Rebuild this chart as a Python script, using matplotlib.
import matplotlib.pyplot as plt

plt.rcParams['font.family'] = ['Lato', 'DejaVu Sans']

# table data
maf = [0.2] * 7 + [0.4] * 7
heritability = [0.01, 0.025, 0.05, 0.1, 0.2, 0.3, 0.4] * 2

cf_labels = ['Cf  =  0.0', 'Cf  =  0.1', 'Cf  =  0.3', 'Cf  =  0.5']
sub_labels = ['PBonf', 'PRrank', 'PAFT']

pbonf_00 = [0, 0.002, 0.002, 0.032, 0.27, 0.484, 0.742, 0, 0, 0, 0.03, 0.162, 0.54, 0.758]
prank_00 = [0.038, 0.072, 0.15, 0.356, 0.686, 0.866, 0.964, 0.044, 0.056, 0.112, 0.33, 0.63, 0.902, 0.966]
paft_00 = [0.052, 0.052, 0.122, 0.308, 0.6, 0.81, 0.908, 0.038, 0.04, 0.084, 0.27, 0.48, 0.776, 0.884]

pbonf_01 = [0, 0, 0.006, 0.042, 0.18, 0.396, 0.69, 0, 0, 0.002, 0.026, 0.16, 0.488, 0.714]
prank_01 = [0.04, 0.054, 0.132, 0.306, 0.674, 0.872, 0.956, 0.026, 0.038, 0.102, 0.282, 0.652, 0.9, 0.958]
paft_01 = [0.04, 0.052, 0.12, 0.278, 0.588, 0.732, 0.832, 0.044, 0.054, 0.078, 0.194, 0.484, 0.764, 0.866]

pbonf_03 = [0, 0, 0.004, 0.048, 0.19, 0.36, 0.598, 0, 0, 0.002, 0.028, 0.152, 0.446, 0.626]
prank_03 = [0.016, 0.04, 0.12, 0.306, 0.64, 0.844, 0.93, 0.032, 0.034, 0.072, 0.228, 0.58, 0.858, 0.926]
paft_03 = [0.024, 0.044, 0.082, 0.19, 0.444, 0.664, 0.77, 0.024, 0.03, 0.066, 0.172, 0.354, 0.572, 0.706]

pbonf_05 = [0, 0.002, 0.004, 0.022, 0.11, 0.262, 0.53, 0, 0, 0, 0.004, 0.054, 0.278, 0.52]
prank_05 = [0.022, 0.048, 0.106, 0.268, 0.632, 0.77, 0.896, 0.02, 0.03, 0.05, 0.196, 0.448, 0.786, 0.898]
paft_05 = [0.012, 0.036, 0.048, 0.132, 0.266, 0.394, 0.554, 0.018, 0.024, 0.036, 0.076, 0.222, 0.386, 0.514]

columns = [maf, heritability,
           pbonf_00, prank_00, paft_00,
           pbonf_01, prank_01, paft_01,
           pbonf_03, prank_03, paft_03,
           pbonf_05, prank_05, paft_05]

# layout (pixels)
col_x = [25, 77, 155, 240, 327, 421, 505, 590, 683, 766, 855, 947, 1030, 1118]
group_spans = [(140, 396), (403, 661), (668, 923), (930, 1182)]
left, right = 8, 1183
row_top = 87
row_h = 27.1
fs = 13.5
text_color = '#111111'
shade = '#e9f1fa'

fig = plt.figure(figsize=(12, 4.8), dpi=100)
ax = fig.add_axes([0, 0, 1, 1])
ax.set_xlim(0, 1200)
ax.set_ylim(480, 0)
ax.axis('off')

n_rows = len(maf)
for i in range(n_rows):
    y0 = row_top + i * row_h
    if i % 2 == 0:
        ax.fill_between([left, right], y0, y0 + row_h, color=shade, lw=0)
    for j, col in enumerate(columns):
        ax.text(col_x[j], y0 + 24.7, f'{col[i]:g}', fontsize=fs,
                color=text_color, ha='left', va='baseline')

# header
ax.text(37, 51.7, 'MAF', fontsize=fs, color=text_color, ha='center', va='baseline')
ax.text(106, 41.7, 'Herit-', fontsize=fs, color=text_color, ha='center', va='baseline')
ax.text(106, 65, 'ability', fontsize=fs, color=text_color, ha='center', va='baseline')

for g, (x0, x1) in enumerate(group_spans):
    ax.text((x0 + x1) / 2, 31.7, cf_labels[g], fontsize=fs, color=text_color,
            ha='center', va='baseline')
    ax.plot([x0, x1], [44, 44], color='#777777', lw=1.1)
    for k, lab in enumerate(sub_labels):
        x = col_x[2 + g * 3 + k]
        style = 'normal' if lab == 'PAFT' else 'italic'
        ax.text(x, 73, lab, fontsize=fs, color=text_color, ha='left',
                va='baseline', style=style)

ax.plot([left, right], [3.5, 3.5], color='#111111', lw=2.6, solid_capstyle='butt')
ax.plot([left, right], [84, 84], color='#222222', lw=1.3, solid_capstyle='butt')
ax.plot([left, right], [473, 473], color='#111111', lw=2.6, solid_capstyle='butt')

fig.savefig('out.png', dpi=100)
==
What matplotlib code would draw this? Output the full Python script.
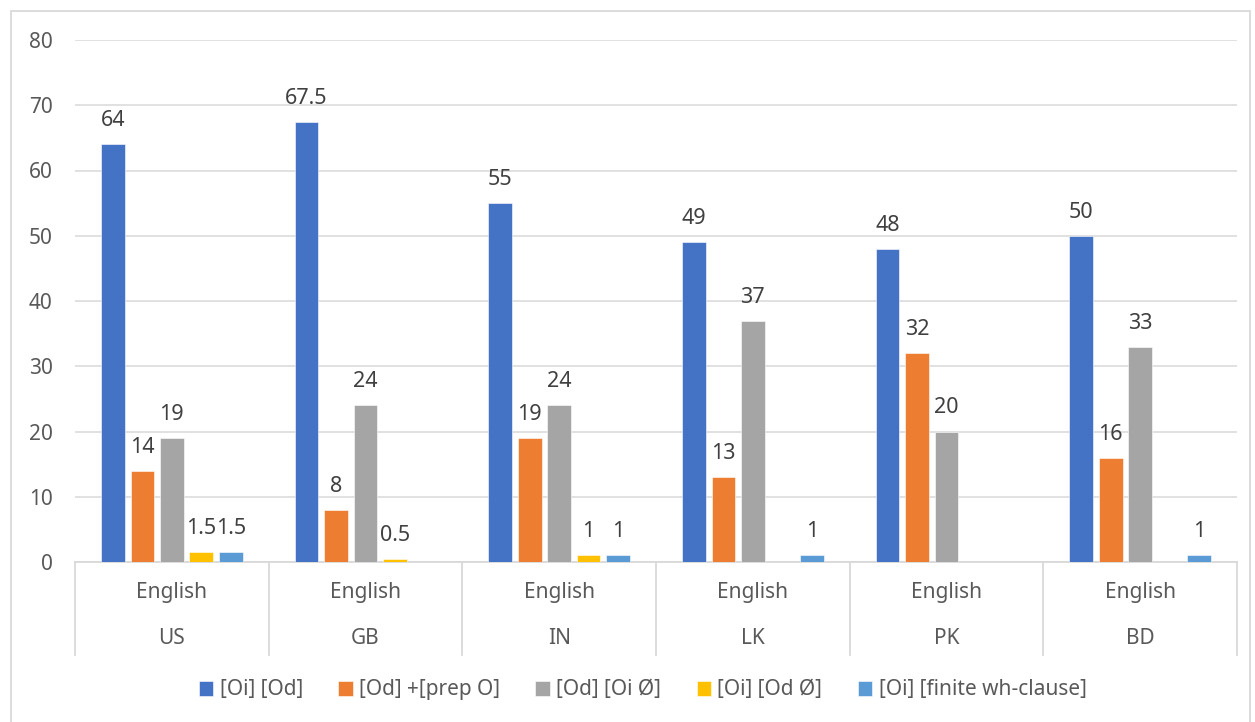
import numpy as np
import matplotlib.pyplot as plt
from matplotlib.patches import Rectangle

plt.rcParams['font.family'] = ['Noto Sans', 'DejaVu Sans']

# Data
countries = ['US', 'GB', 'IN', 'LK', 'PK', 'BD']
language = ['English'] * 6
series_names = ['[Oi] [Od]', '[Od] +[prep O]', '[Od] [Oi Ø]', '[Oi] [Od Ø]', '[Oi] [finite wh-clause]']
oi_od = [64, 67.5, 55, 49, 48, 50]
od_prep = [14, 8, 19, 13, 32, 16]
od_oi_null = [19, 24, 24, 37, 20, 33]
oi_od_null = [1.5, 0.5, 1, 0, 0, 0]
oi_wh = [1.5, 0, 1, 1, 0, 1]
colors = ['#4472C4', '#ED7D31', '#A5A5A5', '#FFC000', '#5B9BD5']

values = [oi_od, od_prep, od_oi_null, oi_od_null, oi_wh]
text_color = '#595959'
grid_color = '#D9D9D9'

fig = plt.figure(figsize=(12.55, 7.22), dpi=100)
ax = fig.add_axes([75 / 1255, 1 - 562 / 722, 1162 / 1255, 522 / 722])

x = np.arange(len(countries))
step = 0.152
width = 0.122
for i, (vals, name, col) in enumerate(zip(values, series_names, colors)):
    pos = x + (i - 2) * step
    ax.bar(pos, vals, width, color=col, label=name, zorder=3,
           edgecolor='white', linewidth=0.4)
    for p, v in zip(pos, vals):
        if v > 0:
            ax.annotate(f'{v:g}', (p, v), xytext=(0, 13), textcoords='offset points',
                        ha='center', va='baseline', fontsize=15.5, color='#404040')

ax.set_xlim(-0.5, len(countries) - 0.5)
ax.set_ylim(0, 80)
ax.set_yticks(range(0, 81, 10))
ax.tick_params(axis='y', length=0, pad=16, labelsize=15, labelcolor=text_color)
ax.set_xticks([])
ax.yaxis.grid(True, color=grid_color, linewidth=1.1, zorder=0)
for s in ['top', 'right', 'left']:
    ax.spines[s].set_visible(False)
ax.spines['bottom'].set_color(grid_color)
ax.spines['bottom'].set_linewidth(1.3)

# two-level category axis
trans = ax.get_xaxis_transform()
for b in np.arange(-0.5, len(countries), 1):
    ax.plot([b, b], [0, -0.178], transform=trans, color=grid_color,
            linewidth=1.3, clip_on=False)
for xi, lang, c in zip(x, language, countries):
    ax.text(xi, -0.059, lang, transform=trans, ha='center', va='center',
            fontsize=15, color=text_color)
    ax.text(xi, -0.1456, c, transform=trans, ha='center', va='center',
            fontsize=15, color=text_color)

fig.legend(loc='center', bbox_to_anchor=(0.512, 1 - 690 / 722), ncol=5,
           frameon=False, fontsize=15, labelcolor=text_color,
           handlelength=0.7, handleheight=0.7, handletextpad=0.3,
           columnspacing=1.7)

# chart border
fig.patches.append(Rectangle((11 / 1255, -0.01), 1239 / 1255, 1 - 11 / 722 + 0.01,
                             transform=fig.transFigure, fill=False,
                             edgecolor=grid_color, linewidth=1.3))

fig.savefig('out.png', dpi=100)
---
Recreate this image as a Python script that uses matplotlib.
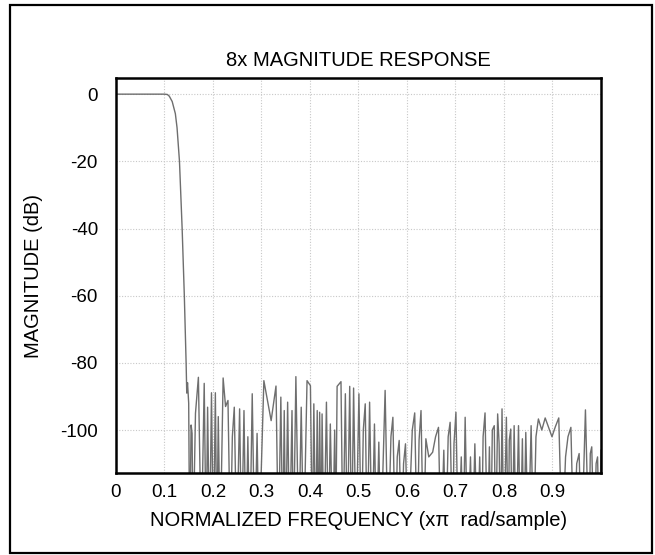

The task: Each line from the one bearing "Rebuild this chart" through the one bearing "0.354, 0.572, 0.706]" is to be duplicated without change; all remaining lines are to be left out.

Output of the exercise:
Rebuild this chart as a Python script, using matplotlib.
import matplotlib.pyplot as plt

plt.rcParams['font.family'] = ['Lato', 'DejaVu Sans']

# table data
maf = [0.2] * 7 + [0.4] * 7
heritability = [0.01, 0.025, 0.05, 0.1, 0.2, 0.3, 0.4] * 2

cf_labels = ['Cf  =  0.0', 'Cf  =  0.1', 'Cf  =  0.3', 'Cf  =  0.5']
sub_labels = ['PBonf', 'PRrank', 'PAFT']

pbonf_00 = [0, 0.002, 0.002, 0.032, 0.27, 0.484, 0.742, 0, 0, 0, 0.03, 0.162, 0.54, 0.758]
prank_00 = [0.038, 0.072, 0.15, 0.356, 0.686, 0.866, 0.964, 0.044, 0.056, 0.112, 0.33, 0.63, 0.902, 0.966]
paft_00 = [0.052, 0.052, 0.122, 0.308, 0.6, 0.81, 0.908, 0.038, 0.04, 0.084, 0.27, 0.48, 0.776, 0.884]

pbonf_01 = [0, 0, 0.006, 0.042, 0.18, 0.396, 0.69, 0, 0, 0.002, 0.026, 0.16, 0.488, 0.714]
prank_01 = [0.04, 0.054, 0.132, 0.306, 0.674, 0.872, 0.956, 0.026, 0.038, 0.102, 0.282, 0.652, 0.9, 0.958]
paft_01 = [0.04, 0.052, 0.12, 0.278, 0.588, 0.732, 0.832, 0.044, 0.054, 0.078, 0.194, 0.484, 0.764, 0.866]

pbonf_03 = [0, 0, 0.004, 0.048, 0.19, 0.36, 0.598, 0, 0, 0.002, 0.028, 0.152, 0.446, 0.626]
prank_03 = [0.016, 0.04, 0.12, 0.306, 0.64, 0.844, 0.93, 0.032, 0.034, 0.072, 0.228, 0.58, 0.858, 0.926]
paft_03 = [0.024, 0.044, 0.082, 0.19, 0.444, 0.664, 0.77, 0.024, 0.03, 0.066, 0.172, 0.354, 0.572, 0.706]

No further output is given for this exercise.